Hopefully, some of that variability will be removed by the publication of a new assessment from NICE: Type 1 diabetes: Integrated sensor-augmented pump therapy systems for managing blood glucose levels (The MiniMed Paradigm Veo System and the Vibe and G4 PLATINUM CGM system) is due out next year, If it supports some (well-defined) use of CGM in T1D that'll be progress I think - CCGs are much more likely to consistently go along with NICE guidance (although my understanding is it's not legally binding).

Of course it may also mean that everyone currently funded is re-evaluated against the new criteria...

The next meeting on this one is at the end of the month in Manchester. As a T1D community we're fortunate to have a handful of diabetes advocates on the advisory committee, including Dave Sowerby.
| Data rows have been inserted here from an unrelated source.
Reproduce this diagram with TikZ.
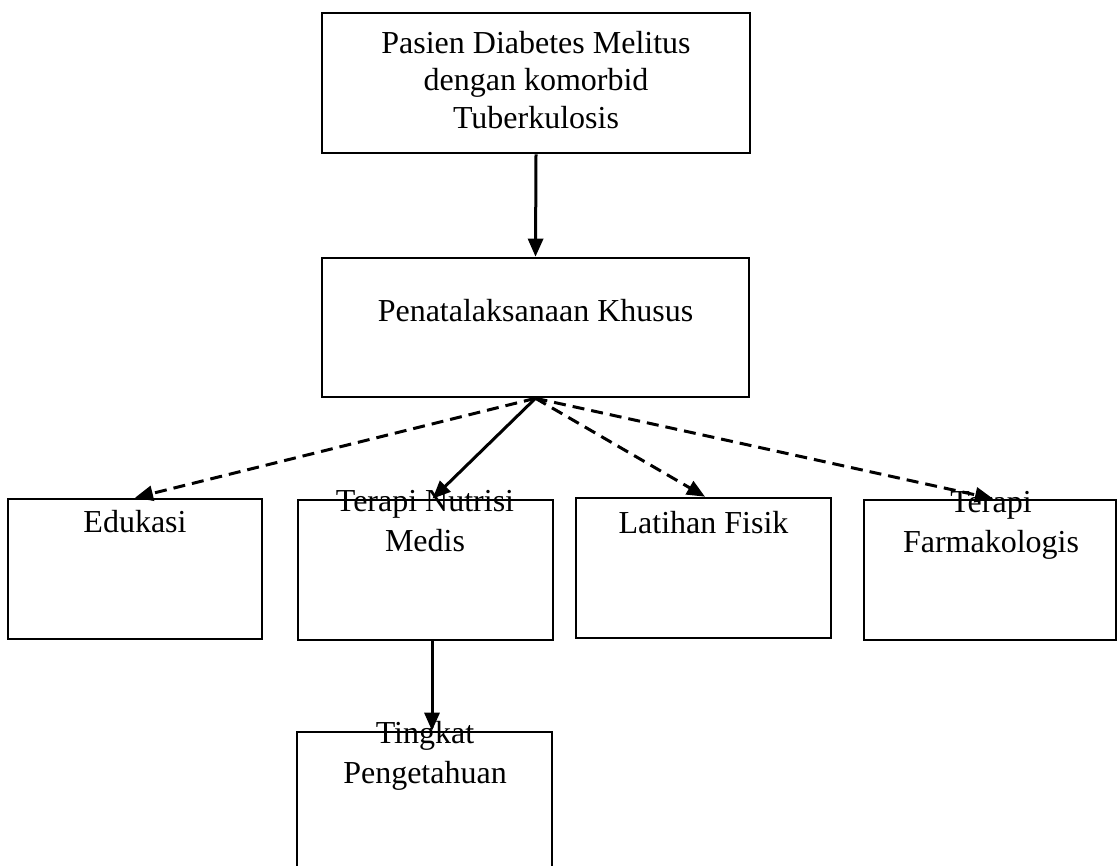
\documentclass[tikz,border=0pt]{standalone}
\usepackage{fontspec}
\setmainfont{Liberation Serif}
\usetikzlibrary{arrows.meta,calc}
\newcommand{\firststrut}{\rule{0pt}{25pt}}
\tikzset{
  boxstyle/.style={draw=black, line width=2.6pt, rectangle, inner sep=0pt},
  lbl/.style={anchor=north, inner sep=0pt, align=center, font=\fontsize{32}{40.5}\selectfont},
  arr/.style={line width=3pt, -{Triangle[length=18pt,width=15pt]}},
  dashline/.style={dash pattern=on 12pt off 7pt}
}
\begin{document}
\begin{tikzpicture}[x=1pt,y=-1pt]
\useasboundingbox (0,0) rectangle (1118,866);
% boxes
\node[boxstyle, minimum width=428pt, minimum height=140pt] (top) at (536,83) {};
\node[boxstyle, minimum width=427pt, minimum height=139pt] (pen) at (535.5,327.5) {};
\node[boxstyle, minimum width=254pt, minimum height=140pt] (edu) at (135,569) {};
\node[boxstyle, minimum width=255pt, minimum height=140pt] (tnm) at (425.5,570) {};
\node[boxstyle, minimum width=255pt, minimum height=140pt] (lat) at (703.5,568) {};
\node[boxstyle, minimum width=252pt, minimum height=140pt] (far) at (990,570) {};
\node[boxstyle, minimum width=255pt, minimum height=138pt] (tp) at (424.5,801) {};
% texts
\node[lbl, font=\fontsize{32}{37.5}\selectfont] (topt) at (536,28) {\firststrut Pasien Diabetes Melitus\\dengan komorbid\\Tuberkulosis};
\node[lbl] (pent) at (535.5,296) {\firststrut Penatalaksanaan Khusus};
\node[lbl] (edut) at (135,507) {\firststrut Edukasi};
\node[lbl] (tnmt) at (425,486) {\firststrut Terapi Nutrisi\\Medis};
\node[lbl] (latt) at (703.5,508) {\firststrut Latihan Fisik};
\node[lbl] (fart) at (991,487) {\firststrut Terapi\\Farmakologis};
\node[lbl, font=\fontsize{32}{40}\selectfont] (tpt) at (425,718) {\firststrut Tingkat\\Pengetahuan};
% connectors
\draw[arr] (top.south) -- (pen.north);
\draw[arr, dashline] (pen.south) -- (edu.north);
\draw[arr] (pen.south) -- ([xshift=7pt]tnm.north);
\draw[arr, dashline] (pen.south) -- ([xshift=1.5pt]lat.north);
\draw[arr, dashline] (pen.south) -- ([xshift=3pt]far.north);
\draw[arr] ([xshift=6.5pt]tnm.south) -- ([xshift=7.5pt]tp.north);
\end{tikzpicture}
\end{document}
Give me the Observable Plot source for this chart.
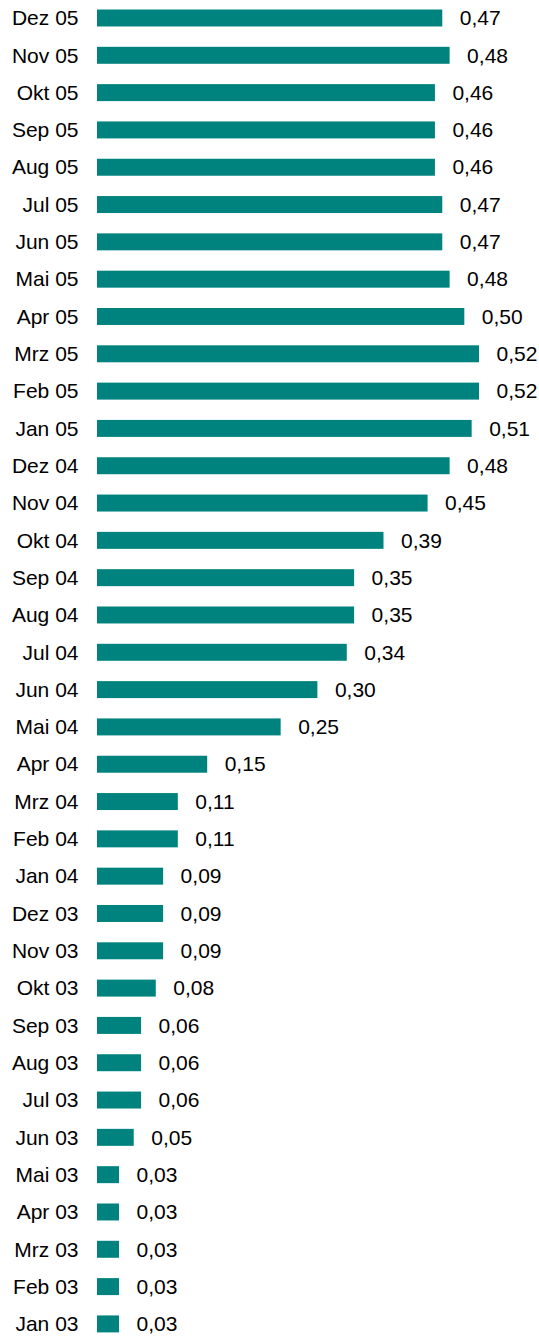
<!DOCTYPE html>
<html>
<head>
<meta charset="utf-8">
<script src="https://cdn.jsdelivr.net/npm/d3@7"></script>
<script src="https://cdn.jsdelivr.net/npm/@observablehq/plot@0.6"></script>
<style>
  html, body { margin: 0; padding: 0; background: #fff; }
  #chart svg { display: block; }
</style>
</head>
<body>
<div id="chart"></div>
<script>
const months = [
  "Dez 05","Nov 05","Okt 05","Sep 05","Aug 05","Jul 05","Jun 05","Mai 05","Apr 05","Mrz 05","Feb 05","Jan 05",
  "Dez 04","Nov 04","Okt 04","Sep 04","Aug 04","Jul 04","Jun 04","Mai 04","Apr 04","Mrz 04","Feb 04","Jan 04",
  "Dez 03","Nov 03","Okt 03","Sep 03","Aug 03","Jul 03","Jun 03","Mai 03","Apr 03","Mrz 03","Feb 03","Jan 03"
];
const values = [
  0.47,0.48,0.46,0.46,0.46,0.47,0.47,0.48,0.50,0.52,0.52,0.51,
  0.48,0.45,0.39,0.35,0.35,0.34,0.30,0.25,0.15,0.11,0.11,0.09,
  0.09,0.09,0.08,0.06,0.06,0.06,0.05,0.03,0.03,0.03,0.03,0.03
];
const data = months.map((m, i) => ({month: m, value: values[i]}));
const fmt = v => v.toFixed(2).replace(".", ",");

const chart = Plot.plot({
  width: 539,
  height: 1336,
  marginLeft: 97,
  marginRight: 60,
  marginTop: 9.5,
  marginBottom: 3.6,
  style: {fontFamily: "'Liberation Sans', Arial, sans-serif", fontSize: "21px", color: "#000"},
  x: {domain: [0, 0.52], axis: null},
  y: {domain: months, paddingInner: 0.545, paddingOuter: 0, round: false, label: null, tickSize: 0, tickPadding: 19},
  marks: [
    Plot.barX(data, {x: "value", y: "month", fill: "#00837E"}),
    Plot.text(data, {x: "value", y: "month", text: d => fmt(d.value), textAnchor: "start", dx: 17, fill: "#000", fontSize: 21})
  ]
});
chart.querySelectorAll("text").forEach(t => t.setAttribute("fill", "#000"));
document.getElementById("chart").append(chart);
</script>
</body>
</html>
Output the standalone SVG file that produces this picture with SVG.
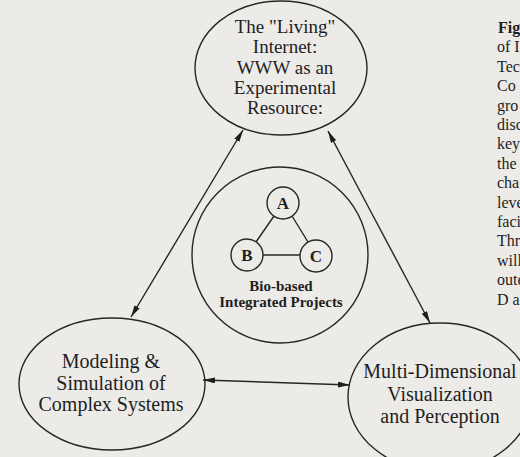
<svg xmlns="http://www.w3.org/2000/svg" width="520" height="457" viewBox="0 0 520 457">
<defs>
<marker id="ah" viewBox="0 0 12 6" refX="12" refY="3" markerWidth="12" markerHeight="6" markerUnits="userSpaceOnUse" orient="auto-start-reverse">
<path d="M0,0 L12,3 L0,6 Z" fill="#1e1e1e"/>
</marker>
<style>
.bg{fill:#ecebe8}
.node{fill:none;stroke:#262626;stroke-width:1.4}
.conn{fill:none;stroke:#262626;stroke-width:1.4}
.t{font-family:"Liberation Serif","Times New Roman",serif;fill:#1e1e1e;text-anchor:middle}
.big{font-size:19px}
.bold{font-weight:bold}
.cap{font-family:"Liberation Serif","Times New Roman",serif;font-size:16px;fill:#1e1e1e}
</style>
</defs>
<rect class="bg" x="0" y="0" width="520" height="457"/>

<g id="connectors">
<line class="conn" x1="243" y1="130" x2="131" y2="317" marker-start="url(#ah)" marker-end="url(#ah)"/>
<line class="conn" x1="328" y1="131" x2="430" y2="323" marker-start="url(#ah)" marker-end="url(#ah)"/>
<line class="conn" x1="203" y1="380" x2="350" y2="385" marker-start="url(#ah)" marker-end="url(#ah)"/>
</g>

<g id="node-internet">
<ellipse class="node" cx="281" cy="68" rx="86" ry="67"/>
<text class="t big" x="285" y="33">The "Living"</text>
<text class="t big" x="285" y="53">Internet:</text>
<text class="t big" x="285" y="74">WWW as an</text>
<text class="t big" x="285" y="94">Experimental</text>
<text class="t big" x="285" y="114">Resource:</text>
</g>

<g id="node-bio">
<circle class="node" cx="280" cy="255" r="88"/>
<g id="inner-links">
<line class="conn" x1="274" y1="216" x2="256" y2="242"/>
<line class="conn" x1="292" y1="216" x2="308" y2="242"/>
<line class="conn" x1="263" y1="255" x2="300" y2="255"/>
</g>
<g id="node-a">
<circle class="node" cx="283" cy="203" r="16"/>
<text class="t bold" x="283" y="209" font-size="17">A</text>
</g>
<g id="node-b">
<circle class="node" cx="247" cy="255" r="16"/>
<text class="t bold" x="247" y="261" font-size="17">B</text>
</g>
<g id="node-c">
<circle class="node" cx="316" cy="256" r="16"/>
<text class="t bold" x="316" y="262" font-size="17">C</text>
</g>
<text class="t bold" x="281" y="291" font-size="15">Bio-based</text>
<text class="t bold" x="281" y="307" font-size="15">Integrated Projects</text>
</g>

<g id="node-modeling">
<ellipse class="node" cx="112" cy="384" rx="93" ry="66"/>
<text class="t" x="111" y="368" font-size="20">Modeling &amp;</text>
<text class="t" x="111" y="390" font-size="20">Simulation of</text>
<text class="t" x="111" y="411" font-size="20">Complex Systems</text>
</g>

<g id="node-visualization">
<ellipse class="node" cx="440" cy="397" rx="92" ry="74"/>
<text class="t" x="440" y="378" font-size="20">Multi-Dimensional</text>
<text class="t" x="440" y="401" font-size="20">Visualization</text>
<text class="t" x="440" y="423" font-size="20">and Perception</text>
</g>

<g id="caption">
<text class="cap bold" x="498" y="33">Fig</text>
<text class="cap" x="497" y="52">of I</text>
<text class="cap" x="497" y="72">Tec</text>
<text class="cap" x="497" y="91">Co</text>
<text class="cap" x="497" y="111">gro</text>
<text class="cap" x="497" y="130">disc</text>
<text class="cap" x="497" y="149">key</text>
<text class="cap" x="497" y="169">the</text>
<text class="cap" x="497" y="188">cha</text>
<text class="cap" x="497" y="208">leve</text>
<text class="cap" x="497" y="227">faci</text>
<text class="cap" x="497" y="246">Thr</text>
<text class="cap" x="497" y="266">will</text>
<text class="cap" x="497" y="285">oute</text>
<text class="cap" x="497" y="305">D an</text>
</g>
</svg>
And, as ever INPUT Patient Advocacy are involved - this charity comes up time and time again in the posts I've seen on this subject and do a stunning job of promoting pump, CGM and diabetes tech in general. You can currently give to INPUT and encourage Kev Winchcombe to pedal faster here.


By the way, if you want to find out more about your local CCG spending (in England) on diabetes (and other conditions) in all parts of healthcare, take a look here. Diabetes is 0.4a on the type list (sometimes just bundled in with 0.4 Endocrine, Nutrition and Metabolic conditions, but click 'show sub-categories' where possible once you've enabled macros in Excel).


Having run with the 640g and full-time CGM for close to four months I can honestly say I can't see a situation where I'd stop using CGM, Enlite or otherwise (unless Janki said she wanted a rest from the insertions). So for now - in homage to #WeAreNotWaiting, #WeAreNotMoving :-)

And if the CGM funding stops, the ebay fire-sale begins; nothing's more important is it?